NASA scientists are still not sure exactly where pieces of a huge, defunct satellite landed after re-entering Earth’s atmosphere this morning, but early evidence suggests that the debris landed somewhere in the Pacific Ocean, which could complicate recovery efforts.
During a Saturday afternoon conference call with reporters, Nicholas Johnson, chief orbital debris scientist for NASA, acknowledged that “we may never know” the whereabouts of the Upper Atmosphere Research Satellite (UARS).
Data from the Department of Defense’s Joint Space Operations Center (JSOC) indicate that UARS fell to the Earth sometime between 11:23pm Eastern Friday night and 1:09am Saturday morning. At that point, the satellite passed over Canada, the African continent, and the Pacific, Atlantic, and Indian Oceans. The mid-point of that path, and likely point of entry, according to those calculations, is off the West Coast of the U.S., as indicated by the green circle on a map published by NASA (click below for larger image).
“There were several folks along the western coast of North America, the U.S. Northwest, and Canadian Southwest who were looking to observe UARS as it came over,” Johnson said. “Every one of those attempts came up negative, [so] that would suggest that re-entry did happen before it reached the North American coast [and] that most of this debris fell into the Pacific Ocean.”
This data is consistent with predictions made by the Inter-Agency Space Debris Coordination Committee (IADC), a group made up of 12 space agencies from around the world. Every year, they conduct a re-entry exercise, and UARS was this year’s target.
“We’re now waiting to see if we can verify that,” Johnson said. “If it came down over one of the oceans, of course, that’s going to be problematic.”
How did NASA know that UARS was back? To find out if a satellite is no longer in orbit, you send out sensors. If you don’t get a response back, that’s a good indication that it has re-entered the Earth’s atmosphere, Johnson said. Typically, scientists will try sending out these sensors at least three times just to make sure the data is accurate.
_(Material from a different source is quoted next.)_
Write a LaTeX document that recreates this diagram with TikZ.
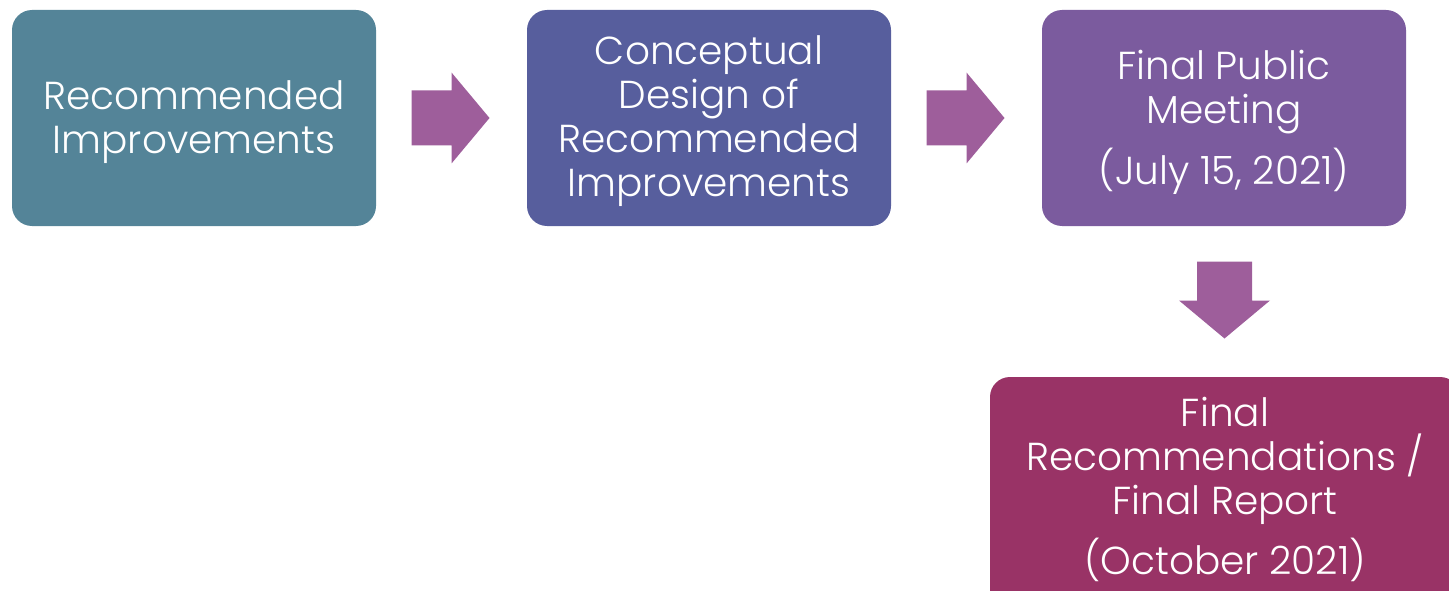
\documentclass[tikz,border=0pt]{standalone}
\usepackage{fontspec}
\setmainfont{Poppins}[UprightFont=* Light]
\usetikzlibrary{calc}
\definecolor{cA}{HTML}{548498}
\definecolor{cB}{HTML}{575E9D}
\definecolor{cC}{HTML}{7B5B9E}
\definecolor{cD}{HTML}{993366}
\definecolor{cArr}{HTML}{9E5E9B}
\tikzset{
  box/.style={rounded corners=20pt, minimum width=364pt, minimum height=216pt, inner sep=0pt},
  label text/.style={text=white, align=center, inner sep=0pt, font=\fontsize{39}{44}\selectfont},
  arrowfill/.style={fill=cArr},
}
\begin{document}
\begin{tikzpicture}[x=1pt,y=-1pt]
\useasboundingbox (0,0) rectangle (1449,591);
\node[box, fill=cA] (b1) at (194,118) {};
\node[box, fill=cB] (b2) at (709,118) {};
\node[box, fill=cC] (b3) at (1224,118) {};
\node[box, fill=cD, minimum width=470pt, minimum height=240pt] (b4) at (1225,497) {};
\node[label text] (t1) at ([yshift=-4pt]b1.center) {Recommended\\Improvements};
\node[label text] (t2) at ([yshift=-3pt]b2.center) {Conceptual\\Design of\\Recommended\\Improvements};
\node[label text] (t3) at ([yshift=-4pt]b3.center) {Final Public\\Meeting\\[13pt](July 15, 2021)};
\node[label text] (t4) at (1225,489.5) {Final\\Recommendations /\\Final Report\\[13pt](October 2021)};
% block arrows
\coordinate (m1) at ($(b1.east)!0.5!(b2.west)$);
\coordinate (m2) at ($(b2.east)!0.5!(b3.west)$);
\coordinate (m3) at ($(b3.south)!0.5!(b4.north)$);
\foreach \m in {m1,m2}{
  \fill[arrowfill] ([shift={(-40,-27.5)}]\m) -- ([shift={(0,-27.5)}]\m) -- ([shift={(0,-45.5)}]\m)
    -- ([shift={(38,0)}]\m) -- ([shift={(0,45.5)}]\m) -- ([shift={(0,27.5)}]\m)
    -- ([shift={(-40,27.5)}]\m) -- cycle;
}
\fill[arrowfill] ([shift={(-27.5,-40)}]m3) -- ([shift={(27.5,-40)}]m3) -- ([shift={(27.5,-1)}]m3)
    -- ([shift={(45.5,-1)}]m3) -- ([shift={(0,37)}]m3) -- ([shift={(-45.5,-1)}]m3)
    -- ([shift={(-27.5,-1)}]m3) -- cycle;
\end{tikzpicture}
\end{document}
That can take between two and three hours, which is why NASA did not immediately know if UARS had successful re-entered the atmosphere.
The debris recovery process, meanwhile, will rely mainly on eyewitness accounts.
“Most of the time, we do rely heavily on people on the ground,” Johnson said. “UARS, whether it came in during local day or night, would’ve been clearly visible, so if we continue to have a lack of reports, particularly in Canada or Africa … that would typically give further credence to the fact that it’s probably over the water.”
Crew members on naval vessels might have seen something, but it takes longer for those reports to trickle in, so NASA will collect reports over the next few days and make an assessment. “If we have sufficient evidence … we will certainly make that available,” Johnson said.
The UARS satellite was launched in 1991 by the Space Shuttle Discovery. At launch, it was 35-feet long, 15 feet in diameter, and weighed 13,000 pounds. It was used to measure ozone and chemical compounds found in the ozone layer, which affect ozone chemistry and processes, as well as winds and temperatures in the stratosphere and the energy input from the Sun. “Together, these help define the role of the upper atmosphere in climate and climate variability,” according to NASA.
UARS was officially decommissioned on December 14, 2005 and has since been hanging out in space. While pieces of satellites typically burn up upon re-entry into the Earth’s atmosphere, other pieces survive the process and crash land on Earth. Early on, NASA said the chances of UARS pieces hitting someone here on Earth were remote, but really, officials had no idea where UARS would hit, so all eyes have been on the sky.
A recent NASA-sponsored report from the National Research Council found that the space agency needs a better plan for dealing with this space junk, or orbital debris, before it gets out of hand and damages valuable spacecraft.
According to NASA, most orbital debris is within 1,250 miles of the Earth’s surface; the greatest concentrations of debris is found between 500 and 530 miles. Most of this debris circles the Earth at speeds between 4-5 miles per second.